§ GIVEN EXERCISE: Can you copy out the data exactly? Leave the images out.

§ MATERIAL PROVIDED:
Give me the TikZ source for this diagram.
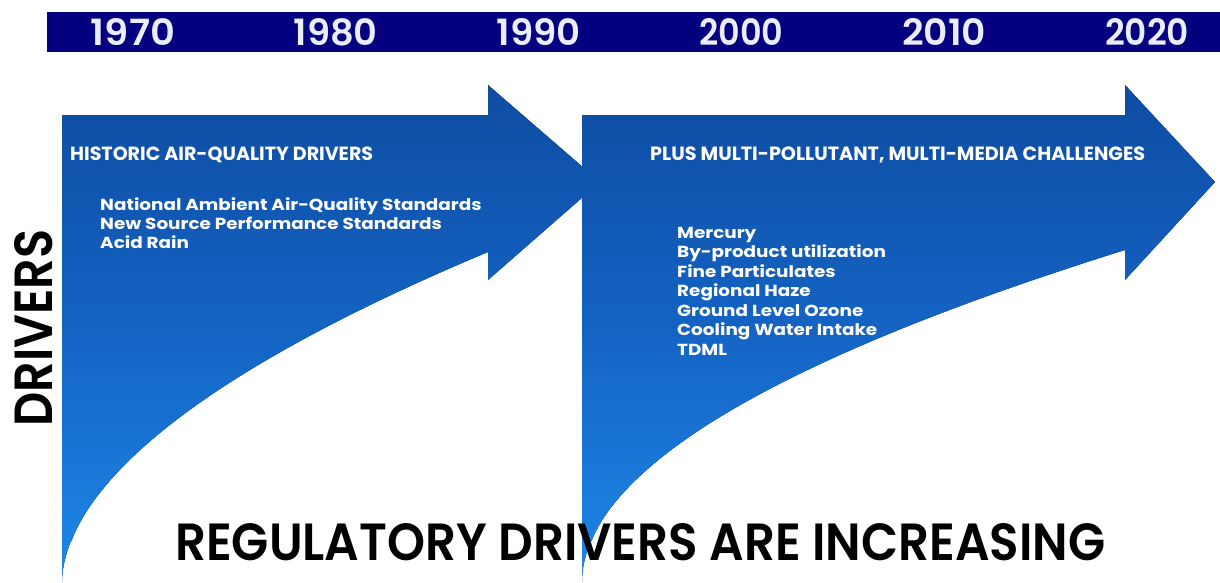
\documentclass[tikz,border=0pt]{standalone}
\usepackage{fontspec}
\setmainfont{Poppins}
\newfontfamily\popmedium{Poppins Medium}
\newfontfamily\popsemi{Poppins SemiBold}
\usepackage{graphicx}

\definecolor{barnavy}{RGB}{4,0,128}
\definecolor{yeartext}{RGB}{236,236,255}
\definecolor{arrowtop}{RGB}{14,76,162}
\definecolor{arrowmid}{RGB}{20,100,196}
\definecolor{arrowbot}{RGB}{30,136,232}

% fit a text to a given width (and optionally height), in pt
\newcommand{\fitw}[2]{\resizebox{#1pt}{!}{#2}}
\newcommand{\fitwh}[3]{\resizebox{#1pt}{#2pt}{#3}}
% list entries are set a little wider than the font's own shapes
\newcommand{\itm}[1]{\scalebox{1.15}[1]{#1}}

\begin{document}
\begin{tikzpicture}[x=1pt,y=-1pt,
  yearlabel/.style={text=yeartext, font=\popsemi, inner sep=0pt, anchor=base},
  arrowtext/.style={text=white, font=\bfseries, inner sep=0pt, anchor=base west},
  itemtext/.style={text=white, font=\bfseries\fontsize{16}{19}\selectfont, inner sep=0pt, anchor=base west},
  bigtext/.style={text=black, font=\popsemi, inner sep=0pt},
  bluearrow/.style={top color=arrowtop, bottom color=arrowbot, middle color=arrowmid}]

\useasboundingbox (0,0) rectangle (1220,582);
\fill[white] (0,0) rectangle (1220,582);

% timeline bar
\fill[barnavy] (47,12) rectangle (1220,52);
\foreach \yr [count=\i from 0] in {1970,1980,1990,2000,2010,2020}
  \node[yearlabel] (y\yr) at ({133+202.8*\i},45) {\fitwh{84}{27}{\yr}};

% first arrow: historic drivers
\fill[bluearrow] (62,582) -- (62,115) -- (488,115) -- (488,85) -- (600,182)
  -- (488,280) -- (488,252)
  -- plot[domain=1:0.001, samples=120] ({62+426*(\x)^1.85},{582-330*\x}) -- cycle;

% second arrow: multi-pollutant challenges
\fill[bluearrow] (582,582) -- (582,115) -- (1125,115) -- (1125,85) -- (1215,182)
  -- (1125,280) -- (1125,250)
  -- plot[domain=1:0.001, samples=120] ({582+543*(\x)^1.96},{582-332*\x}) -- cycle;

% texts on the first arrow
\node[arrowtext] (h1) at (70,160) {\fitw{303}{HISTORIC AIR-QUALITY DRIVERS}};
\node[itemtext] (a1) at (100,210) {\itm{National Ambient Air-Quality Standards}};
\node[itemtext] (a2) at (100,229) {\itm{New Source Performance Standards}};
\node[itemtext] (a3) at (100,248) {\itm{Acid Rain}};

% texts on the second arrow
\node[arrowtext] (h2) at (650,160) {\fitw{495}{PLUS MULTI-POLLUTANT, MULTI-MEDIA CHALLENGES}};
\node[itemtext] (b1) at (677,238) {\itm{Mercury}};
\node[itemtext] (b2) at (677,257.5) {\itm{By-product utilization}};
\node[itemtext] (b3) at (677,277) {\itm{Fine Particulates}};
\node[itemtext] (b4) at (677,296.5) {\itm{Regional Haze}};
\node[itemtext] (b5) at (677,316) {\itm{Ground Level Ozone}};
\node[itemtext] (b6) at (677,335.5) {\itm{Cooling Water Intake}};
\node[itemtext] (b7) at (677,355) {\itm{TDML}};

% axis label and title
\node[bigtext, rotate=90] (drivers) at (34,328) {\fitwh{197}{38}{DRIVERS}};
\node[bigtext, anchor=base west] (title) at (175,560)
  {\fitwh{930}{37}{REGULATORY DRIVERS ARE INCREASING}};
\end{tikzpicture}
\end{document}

§ SOLVED PROBLEM:
Give me the TikZ source for this diagram.
\documentclass[tikz,border=0pt]{standalone}
\usepackage{fontspec}
\setmainfont{Poppins}
\newfontfamily\popmedium{Poppins Medium}
\newfontfamily\popsemi{Poppins SemiBold}
\usepackage{graphicx}

\definecolor{barnavy}{RGB}{4,0,128}
\definecolor{yeartext}{RGB}{236,236,255}
\definecolor{arrowtop}{RGB}{14,76,162}
\definecolor{arrowmid}{RGB}{20,100,196}
\definecolor{arrowbot}{RGB}{30,136,232}

% fit a text to a given width (and optionally height), in pt
\newcommand{\fitw}[2]{\resizebox{#1pt}{!}{#2}}
\newcommand{\fitwh}[3]{\resizebox{#1pt}{#2pt}{#3}}
% list entries are set a little wider than the font's own shapes
\newcommand{\itm}[1]{\scalebox{1.15}[1]{#1}}

\begin{document}
\begin{tikzpicture}[x=1pt,y=-1pt,
  yearlabel/.style={text=yeartext, font=\popsemi, inner sep=0pt, anchor=base},
  arrowtext/.style={text=white, font=\bfseries, inner sep=0pt, anchor=base west},
  itemtext/.style={text=white, font=\bfseries\fontsize{16}{19}\selectfont, inner sep=0pt, anchor=base west},
  bigtext/.style={text=black, font=\popsemi, inner sep=0pt},
  bluearrow/.style={top color=arrowtop, bottom color=arrowbot, middle color=arrowmid}]

\useasboundingbox (0,0) rectangle (1220,582);
\fill[white] (0,0) rectangle (1220,582);

% timeline bar
\fill[barnavy] (47,12) rectangle (1220,52);
\foreach \yr [count=\i from 0] in {1970,1980,1990,2000,2010,2020}
  \node[yearlabel] (y\yr) at ({133+202.8*\i},45) {\fitwh{84}{27}{\yr}};

% first arrow: historic drivers
\fill[bluearrow] (62,582) -- (62,115) -- (488,115) -- (488,85) -- (600,182)
  -- (488,280) -- (488,252)
  -- plot[domain=1:0.001, samples=120] ({62+426*(\x)^1.85},{582-330*\x}) -- cycle;

% second arrow: multi-pollutant challenges
\fill[bluearrow] (582,582) -- (582,115) -- (1125,115) -- (1125,85) -- (1215,182)
  -- (1125,280) -- (1125,250)
  -- plot[domain=1:0.001, samples=120] ({582+543*(\x)^1.96},{582-332*\x}) -- cycle;

% texts on the first arrow
\node[arrowtext] (h1) at (70,160) {\fitw{303}{HISTORIC AIR-QUALITY DRIVERS}};
\node[itemtext] (a1) at (100,210) {\itm{National Ambient Air-Quality Standards}};
\node[itemtext] (a2) at (100,229) {\itm{New Source Performance Standards}};
\node[itemtext] (a3) at (100,248) {\itm{Acid Rain}};

% texts on the second arrow
\node[arrowtext] (h2) at (650,160) {\fitw{495}{PLUS MULTI-POLLUTANT, MULTI-MEDIA CHALLENGES}};
\node[itemtext] (b1) at (677,238) {\itm{Mercury}};
\node[itemtext] (b2) at (677,257.5) {\itm{By-product utilization}};
\node[itemtext] (b3) at (677,277) {\itm{Fine Particulates}};
\node[itemtext] (b4) at (677,296.5) {\itm{Regional Haze}};
\node[itemtext] (b5) at (677,316) {\itm{Ground Level Ozone}};
\node[itemtext] (b6) at (677,335.5) {\itm{Cooling Water Intake}};
\node[itemtext] (b7) at (677,355) {\itm{TDML}};

% axis label and title
\node[bigtext, rotate=90] (drivers) at (34,328) {\fitwh{197}{38}{DRIVERS}};
\node[bigtext, anchor=base west] (title) at (175,560)
  {\fitwh{930}{37}{REGULATORY DRIVERS ARE INCREASING}};
\end{tikzpicture}
\end{document}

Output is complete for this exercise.